An Inside Look Into Apple's Latest Attack On VirnetX's Patents

| About: VirnetX Holding (VHC)

On June 13th, Apple (NASDAQ:AAPL) requested an inter partes review of several of VirnetX's (NYSEMKT:VHC) patents. The inter partes review process is part of the America Invents Act, which allows entities to request cancellation of patent claims in light of prior art. Apple's review requests sent VirnetX shares down about 40%. It has since bounced back, but is still off over 20% prior to the filing.

To be clear, the reviews should be taken seriously. They are aimed at undercutting VirnetX's intellectual property and the Patent Office wields significant power to do just that. However, an in-depth analysis of Apple's request suggests that such investor pessimism may be excessive. In fact, Apple likely does not have standing to initiate its full review request.

As VirnetX was quick to point out, the Board has already encountered a very similar case where it rejected Apple's position.

This previous case involved Universal Electronics, Inc (NASDAQ:UEIC) and Universal Remote Control, Inc (referred to as URC herein). Universal Electronics served URC with two complaints of patent infringement in federal court. The first was filed in 2001 (which was later dismissed) and another again in 2012. URC fired back in 2012, filing for an inter partes review.

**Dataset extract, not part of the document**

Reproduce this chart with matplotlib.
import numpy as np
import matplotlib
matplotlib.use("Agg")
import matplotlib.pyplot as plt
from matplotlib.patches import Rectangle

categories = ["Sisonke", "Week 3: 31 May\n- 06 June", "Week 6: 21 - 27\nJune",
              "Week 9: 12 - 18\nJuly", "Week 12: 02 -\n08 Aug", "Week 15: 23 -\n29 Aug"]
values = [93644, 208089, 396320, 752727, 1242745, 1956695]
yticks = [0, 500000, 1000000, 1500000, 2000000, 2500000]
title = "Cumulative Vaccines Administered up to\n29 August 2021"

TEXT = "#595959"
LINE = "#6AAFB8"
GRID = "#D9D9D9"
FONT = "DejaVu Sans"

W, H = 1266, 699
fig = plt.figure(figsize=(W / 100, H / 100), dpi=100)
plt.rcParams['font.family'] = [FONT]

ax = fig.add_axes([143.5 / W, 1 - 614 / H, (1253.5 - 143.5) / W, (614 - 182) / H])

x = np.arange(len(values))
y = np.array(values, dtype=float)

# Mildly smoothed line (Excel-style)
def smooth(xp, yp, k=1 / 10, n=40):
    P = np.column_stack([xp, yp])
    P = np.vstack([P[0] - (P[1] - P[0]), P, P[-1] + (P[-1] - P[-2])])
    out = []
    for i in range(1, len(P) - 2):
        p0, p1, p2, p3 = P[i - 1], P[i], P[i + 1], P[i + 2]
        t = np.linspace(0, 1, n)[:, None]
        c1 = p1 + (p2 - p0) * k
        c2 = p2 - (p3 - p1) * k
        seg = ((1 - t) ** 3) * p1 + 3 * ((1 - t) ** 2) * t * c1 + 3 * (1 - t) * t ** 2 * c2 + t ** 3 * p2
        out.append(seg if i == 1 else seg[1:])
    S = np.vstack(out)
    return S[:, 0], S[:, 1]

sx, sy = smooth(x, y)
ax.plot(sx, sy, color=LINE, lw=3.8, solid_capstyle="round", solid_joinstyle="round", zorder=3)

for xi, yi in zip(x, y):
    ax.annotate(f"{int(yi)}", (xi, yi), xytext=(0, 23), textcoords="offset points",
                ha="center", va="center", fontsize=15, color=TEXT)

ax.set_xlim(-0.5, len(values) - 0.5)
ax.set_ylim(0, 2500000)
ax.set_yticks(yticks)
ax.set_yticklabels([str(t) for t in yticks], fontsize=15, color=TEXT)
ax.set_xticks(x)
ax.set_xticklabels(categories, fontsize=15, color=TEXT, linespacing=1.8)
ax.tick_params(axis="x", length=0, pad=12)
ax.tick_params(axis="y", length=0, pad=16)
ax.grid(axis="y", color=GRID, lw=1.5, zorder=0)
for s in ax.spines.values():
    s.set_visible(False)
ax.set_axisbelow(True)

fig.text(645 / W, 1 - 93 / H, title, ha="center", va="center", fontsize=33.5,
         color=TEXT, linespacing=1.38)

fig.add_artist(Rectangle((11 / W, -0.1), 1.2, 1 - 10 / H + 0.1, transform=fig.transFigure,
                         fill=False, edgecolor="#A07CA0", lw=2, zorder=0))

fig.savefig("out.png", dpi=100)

Notably, the USPTO declined to institute the review. Although URC was served a complaint 2012, the Board noted it had a suit filed against it more than a year prior to petitioning for a review (from 2001). That legally barred the company from instituting an inter partes review.

Section 315 of Title 35 of the United States Code provides in pertinent part:

(B) PATENT OWNER'S ACTION.-An inter partes review may not be instituted if the petition requesting the proceeding is filed more than 1 year after the date on which the petitioner…is served with a complaint alleging infringement of the patent…

In the Universal Remote case the Board determined that "…[T]he petition was not filed timely within the statutory period of 35 U.S.C. § 315 and, therefore, the Board declines to institute an inter partes review…We concluded that § 315 means that an inter partes review may not be instituted if the petition requesting the proceeding is filed more than one year after the date on which the petitioner is served with a complaint alleging infringement of the patent. Because Petitioner was served with a complaint alleging infringement of the patent on March 21, 2001, inter partes review cannot be instituted."

They continued, explaining that nothing "…requires that the Board deviate from the plain language of 35 U.S.C. § 315. Nor has Petitioner identified any authority which establishes that the Board has the discretion to forgive the time limitation set forth in the statute…" (My emphasis added.)

Wow. This shows that the Board has already taken up the exact legal issue at hand in the Apple request and took a firm position that defendants served with any complaint over a year ago cannot request a inter partes review. It is undisputed that Apple was served with a complaint from VirnetX back in 2010, far exceeding the one year timeframe the law limits.

On top of this, Apple cites no case or legal rational not previously presented to the Board by URC. In fact, Apple's case falls far shorter. Unlike URC, Apple has repeatedly been allowed to challenge the patents both in federal court and with the Patent Office itself. Universal Remote was afforded neither opportunity.

The Board will soon issue its opinion on Apple's petition. This analysis suggests Apple will not be allowed to initiate at their full review because it simply has no legal standing to do so. Although the Patent Office can be extremely unpredictable, it is clear that instituting Apple's inter partes request would directly contradict the Board's unambiguously articulated stance on-in their own words-the "plain language" of the law.

This article focuses specifically on Apple's requests. However, investors have also had their eyes on a second set of petitions filed by New Bay Capital, LLC. It is more difficult to determine how the Board may move forward with these as the decision will likely be based on the merits, rather than legal considerations at this point in time.

Investors should note Apple is also separately proposing a pared down request to be joined with New Bay's (known as a "Request for Joinder") in order to circumvent its potential of being blocked under 35 U.S.C. § 315. VirnetX argues this would violate the spirit of the one year time limit; New Bay also opposes a joinder. However, the Board has previously stated it is its "discretion" to allow joinders and has at least once allowed a party to join beyond the one year limit. This previous case was markedly different. For example, the two parties used the same prior art, same expert, etc. Nevertheless, Apple's chances here appear better. Inter partes reviews are still relatively new and joinders like this are rare, so investors will need to take a wait and see approach toward this aspect of the process.

Disclosure: I am long VHC. I wrote this article myself, and it expresses my own opinions. I am not receiving compensation for it (other than from Seeking Alpha). I have no business relationship with any company whose stock is mentioned in this article.